The different clades in the H5 tree are so intermingled that it is often impossible to say that a clade belongs to a single subtype. There is significant mixing and intermingling of subtypes within the complete H5 tree. Constructing trees based on a single H5 containing subtype such as H5N1 or H5N8 will introduce sampling bias.
An example is presented below.
This clade contains H5N2, H5N1, H5N8, H5N5, H5N9 and mixed H5 containing subtypes. H5N8 and H5N9 subtypes occur randomly within the tree. The likelihood ratios are high for the nodes/splits which indicates that this is a reliable reconstruction of the evolutionary tree and that this seemingly random mixing of subtype is not an artefact of tree construction.
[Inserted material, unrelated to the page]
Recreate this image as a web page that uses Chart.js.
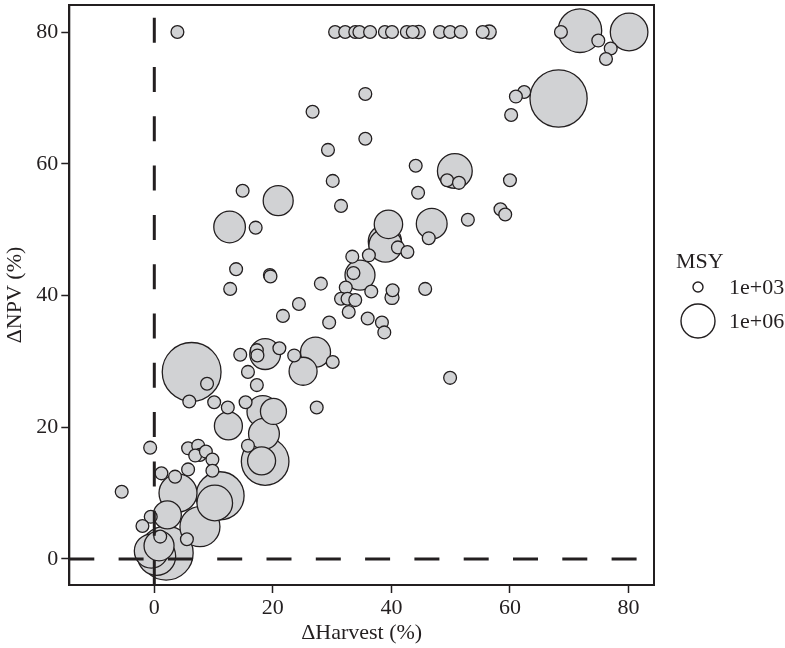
<!DOCTYPE html>
<html><head><meta charset="utf-8">
<script src="https://cdn.jsdelivr.net/npm/chart.js@4"></script>
<style>html,body{margin:0;padding:0;background:#fff;}#wrap{width:785px;height:648px;position:relative;}</style>
</head><body><div id="wrap"><canvas id="c" width="785" height="648"></canvas></div>
<script>
// ---- data ----
const harvest = [
  3.9, 30.5, 32.2, 33.9, 34.6, 36.4, 38.9, 40.1, 42.6, 43.6, 44.6, 48.2, 49.9, 51.7, 55.4, 56.5,
  71.8, 68.6, 74.9, 77.0, 76.2, 80.1, 68.2, 62.4, 61.0, 60.2, 35.6, 35.6, 50.7, 49.4, 51.4, 44.1,
  44.5, 60.0, 26.7, 29.3, 30.1, 14.9, 20.9, 31.5, 12.7, 17.1, 13.8, 19.5, 19.6, 12.8, 28.1, 24.4,
  21.7, 29.5, 33.4, 33.6, 32.3, 31.5, 32.6, 33.9, 32.8, 6.3, 14.5, 18.7, 17.3, 17.4, 21.1, 15.8,
  17.3, 23.6, 27.2, 25.1, 30.1, 8.9, 39.5, 46.8, 52.9, 58.4, 59.2, 38.9, 39.0, 46.3, 41.1, 42.7,
  36.2, 34.7, 36.6, 40.2, 40.1, 45.7, 36.0, 38.4, 38.8, 49.9, 5.9, 10.1, 12.4, 15.4, 18.3, 20.1,
  27.4, 12.5, 18.5, 15.8, 18.7, 18.1, -0.7, 5.7, 7.4, 7.7, 6.9, 8.7, 9.8, 5.7, 9.8, 1.2,
  -5.5, 3.5, 4.0, 11.1, 10.2, 2.2, 7.7, -0.6, -2.0, 5.5, 1.0, 2.0, 0.4, -0.5, 0.8
];
const npv = [
  80, 80, 80, 80, 80, 80, 80, 80, 80, 80, 80, 80, 80, 80, 80, 80,
  80.2, 80.0, 78.7, 77.5, 75.9, 80.0, 69.9, 70.9, 70.2, 67.4, 70.6, 63.8, 58.9, 57.5, 57.1, 59.7,
  55.6, 57.5, 67.9, 62.1, 57.4, 55.9, 54.4, 53.6, 50.4, 50.3, 44.0, 43.1, 42.9, 41.0, 41.8, 38.7,
  36.9, 35.9, 45.9, 43.4, 41.2, 39.5, 39.5, 39.3, 37.5, 28.4, 31.0, 31.1, 31.7, 30.9, 32.0, 28.4,
  26.4, 30.9, 31.4, 28.5, 29.9, 26.6, 50.8, 50.9, 51.5, 53.1, 52.3, 48.2, 47.6, 48.7, 47.3, 46.6,
  46.1, 43.1, 40.6, 40.8, 39.7, 41.0, 36.5, 35.9, 34.4, 27.5, 23.9, 23.8, 23.0, 23.8, 22.4, 22.4,
  23.0, 20.2, 19.0, 17.2, 14.8, 14.9, 16.9, 16.8, 17.2, 15.8, 15.7, 16.3, 15.1, 13.6, 13.4, 13.0,
  10.2, 12.5, 10.0, 9.6, 8.5, 6.7, 4.9, 6.4, 5.0, 3.0, 3.4, 0.9, 0.4, 1.2, 2.0
];
// log10(MSY) per point
const logMSY = [
  3.35, 3.35, 3.35, 3.35, 3.35, 3.35, 3.35, 3.35, 3.35, 3.35, 3.4, 3.35, 3.35, 3.35, 3.35, 3.5,
  7.2, 3.35, 3.35, 3.35, 3.35, 6.45, 8.9, 3.35, 3.35, 3.35, 3.35, 3.35, 6.1, 3.35, 3.35, 3.35,
  3.35, 3.35, 3.35, 3.35, 3.35, 3.35, 5.5, 3.35, 5.7, 3.35, 3.35, 3.35, 3.35, 3.35, 3.35, 3.35,
  3.35, 3.35, 3.35, 3.35, 3.35, 3.35, 3.35, 3.35, 3.35, 9.1, 3.35, 5.6, 3.35, 3.35, 3.35, 3.35,
  3.35, 3.35, 5.5, 5.25, 3.35, 3.35, 5.3, 5.6, 3.35, 3.35, 3.35, 5.9, 5.9, 3.35, 3.35, 3.35,
  3.35, 5.5, 3.35, 3.35, 3.5, 3.35, 3.35, 3.35, 3.35, 3.35, 3.35, 3.35, 3.35, 3.35, 5.7, 5.0,
  3.35, 5.25, 5.6, 3.35, 7.7, 5.25, 3.35, 3.35, 3.35, 3.35, 3.35, 3.35, 3.35, 3.35, 3.35, 3.35,
  3.35, 3.35, 6.5, 7.75, 6.2, 5.25, 6.75, 3.35, 3.35, 3.35, 3.35, 8.5, 6.5, 6.0, 5.5
];
const xTicks = [0, 20, 40, 60, 80];
const yTicks = [0, 20, 40, 60, 80];
const legendBreaks = [3, 6];
const legendLabels = ['1e+03', '1e+06'];
const refX = 0, refY = 0;

// ---- styling / mapping ----
const INK = '#231f20';
const FILL = '#d1d2d4';
const FONT = 'Liberation Serif';
const sizeOf = L => 5 + 4 * (L - 3);

const order = harvest.map((_, i) => i).sort((a, b) => logMSY[b] - logMSY[a]);
const points = order.map(i => ({ x: harvest[i], y: npv[i], r: sizeOf(logMSY[i]) }));

const refLines = {
  id: 'refLines',
  afterDatasetsDraw(chart) {
    const { ctx, chartArea: a, scales } = chart;
    const x0 = scales.x.getPixelForValue(refX);
    const y0 = scales.y.getPixelForValue(refY);
    ctx.save();
    ctx.beginPath(); ctx.rect(a.left, a.top, a.right - a.left, a.bottom - a.top); ctx.clip();
    ctx.strokeStyle = INK; ctx.lineWidth = 3; ctx.setLineDash([25, 24.3]); ctx.lineCap = 'butt';
    ctx.beginPath(); ctx.moveTo(a.left, y0); ctx.lineTo(a.right, y0); ctx.stroke();
    ctx.beginPath(); ctx.moveTo(x0, a.bottom); ctx.lineTo(x0, a.top); ctx.stroke();
    ctx.restore();
  },
  afterDraw(chart) {
    const { ctx, chartArea: a } = chart;
    ctx.save();
    ctx.strokeStyle = INK; ctx.lineWidth = 2;
    ctx.strokeRect(a.left, a.top, a.right - a.left, a.bottom - a.top);
    // legend
    ctx.fillStyle = INK;
    ctx.font = '22px "' + FONT + '"';
    ctx.textBaseline = 'middle'; ctx.textAlign = 'left';
    ctx.fillText('MSY', 676, 262);
    const ys = [287, 321];
    legendBreaks.forEach((L, k) => {
      ctx.beginPath(); ctx.arc(698, ys[k], sizeOf(L), 0, Math.PI * 2);
      ctx.fillStyle = '#fff'; ctx.fill();
      ctx.lineWidth = 1.4; ctx.strokeStyle = INK; ctx.stroke();
      ctx.fillStyle = INK;
      ctx.fillText(legendLabels[k], 729, ys[k] + 1);
    });
    ctx.restore();
  }
};

const tickFont = { family: FONT, size: 22 };
new Chart(document.getElementById('c'), {
  type: 'bubble',
  data: { datasets: [{ data: points, backgroundColor: FILL, borderColor: INK, borderWidth: 1.3, hoverRadius: 0, hoverBorderWidth: 1.3 }] },
  options: {
    responsive: false, animation: false, devicePixelRatio: 1,
    layout: { autoPadding: false, padding: { left: 0, right: 131, top: 5, bottom: 0 } },
    plugins: { legend: { display: false }, tooltip: { enabled: false } },
    events: [],
    scales: {
      x: {
        type: 'linear', min: -14.34, max: 84.3,
        afterBuildTicks: s => { s.ticks = xTicks.map(v => ({ value: v })); },
        afterFit: s => { s.height = 63; s.paddingLeft = 0; s.paddingRight = 0; },
        grid: { display: true, drawOnChartArea: false, drawTicks: true, tickLength: 8, tickWidth: 1.5, tickColor: INK },
        border: { display: true, color: INK, width: 2 },
        ticks: { font: tickFont, color: INK, padding: 2, maxRotation: 0 },
        title: { display: true, text: 'ΔHarvest (%)', font: tickFont, color: INK, padding: { top: 0, bottom: 2 } }
      },
      y: {
        type: 'linear', min: -3.95, max: 84.1,
        afterBuildTicks: s => { s.ticks = yTicks.map(v => ({ value: v })); },
        afterFit: s => { s.width = 69.3; s.paddingTop = 0; s.paddingBottom = 0; },
        grid: { display: true, drawOnChartArea: false, drawTicks: true, tickLength: 8, tickWidth: 1.5, tickColor: INK },
        border: { display: true, color: INK, width: 2 },
        ticks: { font: tickFont, color: INK, padding: 3 },
        title: { display: true, text: 'ΔNPV (%)', font: tickFont, color: INK, padding: { top: 2, bottom: 0 } }
      }
    }
  },
  plugins: [refLines]
});
</script>
</body></html>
This unambiguously shows that to correctly estimate the evolutionary history of H5 you need to sample across all subtypes and that even using geographical or chronological criteria will not produce an unbiased sample. In this case they are all sequences from the Americas but they are found from Guatemala to Alaska and British Columbia and from 2005-2014 which is a very wide range of times and locations.
The conclusion from this result is that we can no longer accept that subtype trees of influenza represent an unbiased sample of lineages or evolution and that all papers that have been published that take this approach for sequence selection in phylogenetic analysis have to be questioned. If analysis is over short time spans such a single influenza season then these trees are likely to be unbiased because the sampling will be from a specific sub-clade, although these analyses will have limited value for making inferences about viral evolution.
However many previously generated trees and a large part of the existing influenza literature is likely to be flawed because of these sampling issues and these papers need to be revisited urgently with a more complete analysis of the data.